The rookie creator duo, Sam Romesburg and Adam Meadors, may be new to the creator end of the comic book universe but are both devout to the form through and through.Raised on books like Calvin and Hobbs and Star Wars along with being glued to the funny pages The Peanuts, B.C., Get Fuzzy and many more. It wasn’t until years later that the two would comprehend scale and vastness of this world they both grew up in. Sam and Adam met their senior year of high school through a mutual friend in the formation of a punk rock band. Like most garage bands, it didn’t last long. Though this led to a new musical endeavor with opportunities and a decent amount of success. The idea to write comics came from stories the two would create in an attempt to pass time while their band was on tour. The two would spend long van rides spilling their imaginations across the dashboard of the van crafting characters and adventures for them to set out on. Eventually this band came to an end but with its end Adam and Sam channeled their creative energies towards making their stories come to life.

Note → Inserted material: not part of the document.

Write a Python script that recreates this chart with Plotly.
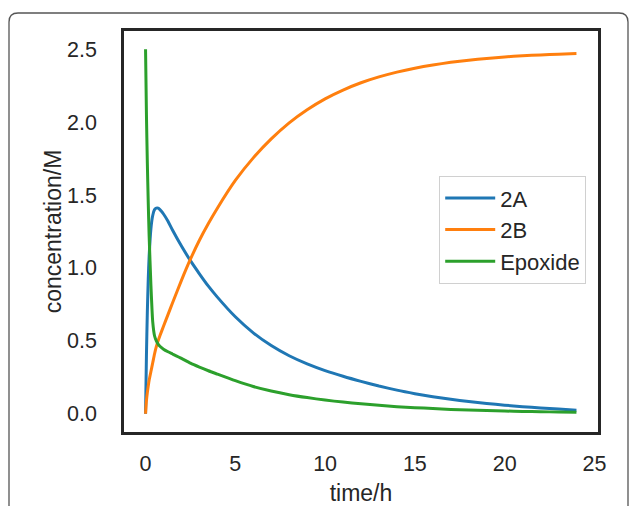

They set out to explore this new creative realm in which they’ve both knowingly and unknowingly existed in since childhood.
What creators are inspirations to you?
Lately a huge inspiration to me has be Jason Aaron. The fact that he went practically overnight from a Joe Shmoe writer to having a script being published by Marvel. He was an under dog that made it to the top and writes some pretty stories! The work of J. Michael Straczynski is something I marvel over, the way he can manage to take on a title and keep his run on it so enthralling is magical. The Walking Dead is definitely a book I idolize, I tend to think of Robert Kirkman as my second father. Lastly I have to say Brian K. Vaughan and Saga. The way he can capture and blend science fiction, political and social commentary, humor, action, drama, and family dynamics all into one is nothing sort of incredible. His artistry is on a whole other level I hope to one day achieve.
Outside of comic books, the works of George Lucas, J.R. Tolkien, Shakespeare and even Homer all heavily influence me. We all stand on the shoulders of giants, and myself, am but a mere speck.
What is your favorite part of writing?
Hands down my favorite part of writing has to be the sudden break through. The excitement of when a new idea explodes into existence inside my head and I just lose it. This rush is further supplemented when I share this idea and I witness the same reaction that I had when I first thought of it.
Humans have been drawing and writing for thousands of years. I like to think of comics are like modern day hieroglyphics. Visual art and words merge to tell the human story in one way or another. When the power goes out that coalescence will still be here.
Favorite comic of all time?
Tough choice right here! But I’m gonna have to say Calvin & Hobbes. Bill Watterson’s work is genius. Telling the tale of a little boy growing up in late 20th century America, like so many others I saw myself in Calvin because I was Calvin in many ways; a blonde haired little kid that spent most of his time playing by himself who had a wild imagination. The intellectual depth and richness of those stories is incredible. It’s safe to say that Calvin & Hobbs will be a classic for years to come.
Favorite comic movie of all time?
While I’m not super proud to say it, my favorite comic book movie of all time is… Blade II. As a kid this movie BLEW my mind. I hadn’t even seen Blade I when I first saw this sequel, and I was hooked. Blade wages a one man war against the very own thing he is. Slaying vampires and their allies and doing it with a sword, a bunch of badass gadgets, and sick martial arts moves. All while wearing sunglasses. Looking at the movie now as an adult I think it’s the perfect example of just not taking everything so seriously. Some things can be corny and it’s perfectly fine to love the hell out it.
Worst comic movie?
Dragonball Evolution. Simply put…what the fuck?
Do you listen to music, watch a certain show or are you in silence when you write?
When I sit down and have a focused writing session I usually put on a mix of post rock, classical/ romantic music, americana, and blues. It’s not really about setting a certain mood but more so about creating a dynamic sonic background.
What would you like to see happen in the comic industry in the future?
I would love to just see more people buying the damn things. We live in a time where you can be a fan of a comic book character without ever reading a single comic book in your entire life. I know many people who love to talk comics with me but it always revolves around a movie or show. What’s holding them back from picking up an issue or a trade paper back? I would love to see even more of the multimedia fans cross over to the comic books. Don’t get me wrong, I enjoy a good bit of the content out there but it won’t come close to the magic that comes from the pages.